Five years ago, Taylor Mak had a vision – he wanted to start a club for amateur competitive eaters. Fast forward to today and the Eatcredibles are Hong Kong’s most prestigious eating group, boasting 50 members and the will to eat food faster than you. Since starting the Eatcredibles, Mak has participated in 50 eating competitions and he recently met up with the Wall Street Journal to share some pointers to help other aspiring food wasters succeed in this intense competitive world.
Plan in advance. Two months before is the ideal time span to begin training for an event.
Do your research.
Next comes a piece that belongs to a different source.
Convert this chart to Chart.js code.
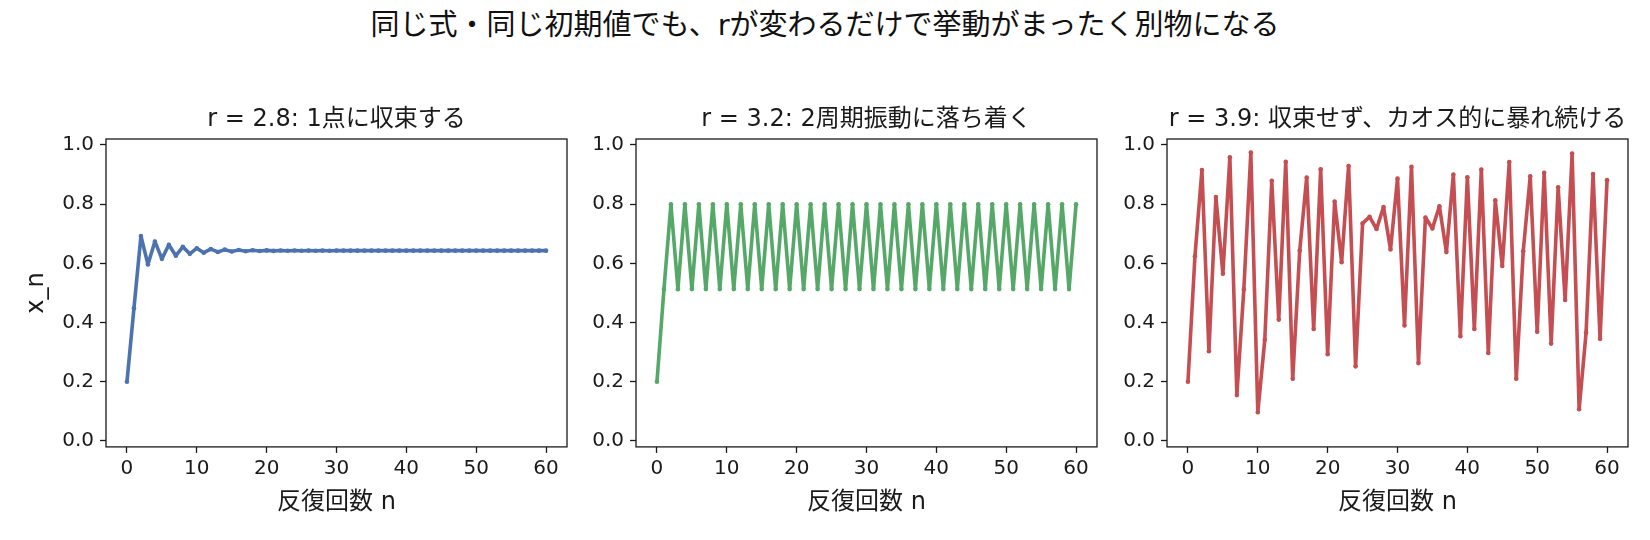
<!DOCTYPE html>
<html>
<head>
<meta charset="utf-8">
<script src="https://cdn.jsdelivr.net/npm/chart.js@4.4.1/dist/chart.umd.min.js"></script>
<style>
  html, body { margin: 0; padding: 0; background: #fff; }
  body { width: 1650px; height: 540px; position: relative; overflow: hidden; }
  #suptitle {
    position: absolute; left: 0; top: 1px; width: 1650px;
    text-align: center; line-height: 34px; color: #111;
    font: 29px "DejaVu Sans", "Noto Sans CJK JP", sans-serif;
  }
  .panel { position: absolute; top: 90px; width: 581px; height: 450px; }
</style>
</head>
<body>
<div id="suptitle">同じ式・同じ初期値でも、rが変わるだけで挙動がまったく別物になる</div>
<div class="panel" style="left:5.5px"><canvas id="chart-r28"></canvas></div>
<div class="panel" style="left:536px"><canvas id="chart-r32"></canvas></div>
<div class="panel" style="left:1066.5px"><canvas id="chart-r39"></canvas></div>

<script>
// ---- data (x_n, n = 0..60) ----
const xTicks = [0, 10, 20, 30, 40, 50, 60];
const yTicks = [0, 0.2, 0.4, 0.6, 0.8, 1.0];

const seriesR28 = [
  0.2000, 0.4480, 0.6924, 0.5963, 0.6740, 0.6152, 0.6628, 0.6258, 0.6557, 0.6321,
  0.6511, 0.6360, 0.6482, 0.6385, 0.6463, 0.6401, 0.6450, 0.6411, 0.6443, 0.6417,
  0.6438, 0.6421, 0.6434, 0.6424, 0.6432, 0.6426, 0.6431, 0.6427, 0.6430, 0.6427,
  0.6430, 0.6428, 0.6429, 0.6428, 0.6429, 0.6428, 0.6429, 0.6428, 0.6429, 0.6428,
  0.6429, 0.6428, 0.6429, 0.6428, 0.6429, 0.6428, 0.6429, 0.6428, 0.6429, 0.6428,
  0.6429, 0.6428, 0.6429, 0.6428, 0.6429, 0.6428, 0.6429, 0.6428, 0.6429, 0.6428,
  0.6429
];

const seriesR32 = [
  0.2000, 0.5120, 0.7995, 0.5129, 0.7995, 0.5130, 0.7995, 0.5130, 0.7995, 0.5130,
  0.7995, 0.5130, 0.7995, 0.5130, 0.7995, 0.5130, 0.7995, 0.5130, 0.7995, 0.5130,
  0.7995, 0.5130, 0.7995, 0.5130, 0.7995, 0.5130, 0.7995, 0.5130, 0.7995, 0.5130,
  0.7995, 0.5130, 0.7995, 0.5130, 0.7995, 0.5130, 0.7995, 0.5130, 0.7995, 0.5130,
  0.7995, 0.5130, 0.7995, 0.5130, 0.7995, 0.5130, 0.7995, 0.5130, 0.7995, 0.5130,
  0.7995, 0.5130, 0.7995, 0.5130, 0.7995, 0.5130, 0.7995, 0.5130, 0.7995, 0.5130,
  0.7995
];

const seriesR39 = [
  0.200, 0.624, 0.915, 0.303, 0.824, 0.565, 0.958, 0.155, 0.512, 0.974,
  0.097, 0.342, 0.879, 0.410, 0.943, 0.210, 0.643, 0.890, 0.378, 0.918,
  0.293, 0.809, 0.604, 0.929, 0.252, 0.735, 0.757, 0.716, 0.790, 0.647,
  0.886, 0.390, 0.926, 0.263, 0.755, 0.718, 0.793, 0.638, 0.900, 0.354,
  0.891, 0.378, 0.917, 0.297, 0.813, 0.591, 0.942, 0.210, 0.641, 0.894,
  0.369, 0.906, 0.329, 0.857, 0.476, 0.971, 0.107, 0.366, 0.902, 0.345,
  0.881
];

const panelTitles = [
  'r = 2.8: 1点に収束する',
  'r = 3.2: 2周期振動に落ち着く',
  'r = 3.9: 収束せず、カオス的に暴れ続ける'
];
const xLabel = '反復回数 n';
const yLabel = 'x_n';

// ---- style ----
const FONT = '"DejaVu Sans", "Noto Sans CJK JP", sans-serif';
const INK = '#1a1a1a';
const colors = { blue: '#4C72B0', green: '#55A868', red: '#C44E52' };

// box around the plot area, drawn over the line like matplotlib spines
const framePlugin = {
  id: 'frame',
  afterDatasetsDraw(chart) {
    const { ctx, chartArea: a } = chart;
    ctx.save();
    ctx.strokeStyle = INK;
    ctx.lineWidth = 1.3;
    ctx.strokeRect(a.left, a.top, a.right - a.left, a.bottom - a.top);
    ctx.restore();
  }
};

const tickGrid = {
  display: true,
  drawOnChartArea: false,
  drawTicks: true,
  tickLength: 6,
  tickColor: INK,
  tickWidth: 1.3
};

function makePanel(id, values, color, title, showYLabel) {
  const ctx = document.getElementById(id);
  return new Chart(ctx, {
    type: 'line',
    data: {
      datasets: [{
        data: values.map((v, i) => ({ x: i, y: v })),
        borderColor: color,
        backgroundColor: color,
        borderWidth: 3.6,
        pointRadius: 2.3,
        pointBorderWidth: 0,
        borderJoinStyle: 'round',
        tension: 0,
        fill: false
      }]
    },
    options: {
      responsive: true,
      maintainAspectRatio: false,
      animation: false,
      layout: { padding: { left: 0, right: 20, top: 0, bottom: 0 } },
      plugins: {
        legend: { display: false },
        tooltip: { enabled: false },
        title: {
          display: true,
          text: title,
          fullSize: false,
          color: INK,
          font: { family: FONT, size: 24, weight: 'normal' },
          padding: { top: 15.6, bottom: 4.6 }
        }
      },
      scales: {
        x: {
          type: 'linear',
          min: -3,
          max: 63,
          afterBuildTicks: (scale) => { scale.ticks = xTicks.map(v => ({ value: v })); },
          afterFit: (scale) => { scale.height = 93.1; },
          border: { display: false },
          grid: tickGrid,
          ticks: {
            color: INK,
            padding: 4,
            maxRotation: 0,
            font: { family: FONT, size: 20 },
            callback: (v) => String(v)
          },
          title: {
            display: true,
            text: xLabel,
            color: INK,
            font: { family: FONT, size: 24 },
            padding: { top: 0, bottom: 22.5 }
          }
        },
        y: {
          type: 'linear',
          min: -0.02,
          max: 1.02,
          afterBuildTicks: (scale) => { scale.ticks = yTicks.map(v => ({ value: v })); },
          afterFit: (scale) => { scale.width = 100; },
          border: { display: false },
          grid: tickGrid,
          ticks: {
            color: INK,
            padding: 6,
            font: { family: FONT, size: 20 },
            callback: (v) => Number(v).toFixed(1)
          },
          title: {
            display: showYLabel,
            text: yLabel,
            color: INK,
            font: { family: FONT, size: 24 },
            padding: { top: 16.8, bottom: 0 }
          }
        }
      }
    },
    plugins: [framePlugin]
  });
}

makePanel('chart-r28', seriesR28, colors.blue, panelTitles[0], true);
makePanel('chart-r32', seriesR32, colors.green, panelTitles[1], false);
makePanel('chart-r39', seriesR39, colors.red, panelTitles[2], false);
</script>
</body>
</html>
First, know whether you’re participating in a speed or volume challenge. Then find out exactly what goes into the dish you’ll be eating — Is it a beef hotdog? What brand of bun is it in? — to recreate it at home for practice. Certain foods, like noodles in hot soup or chicken wings, are especially difficult to eat. Lastly, know your competitors and their previous records so you can measure yourself up against a benchmark.
Plan? Do my research? Geez, next you’ll tell me I have to work out…
Work out. The best competitive eaters are skinny, says Mr. Mak, who weighs 64 kilograms and is 168 centimeters tall. “It’s easier to stretch out your stomach when you’re not pushing up against layers of fat.” It is important to keep your weight low, even though you are consuming large amounts of food.
Since when does eating require this much effort? Just give me a box of Totino’s Pizza Rolls and a sleeve of sour cream and onion Pringles and I’ll have my own eating competition. I’ll call it the Alone and Farty Championship.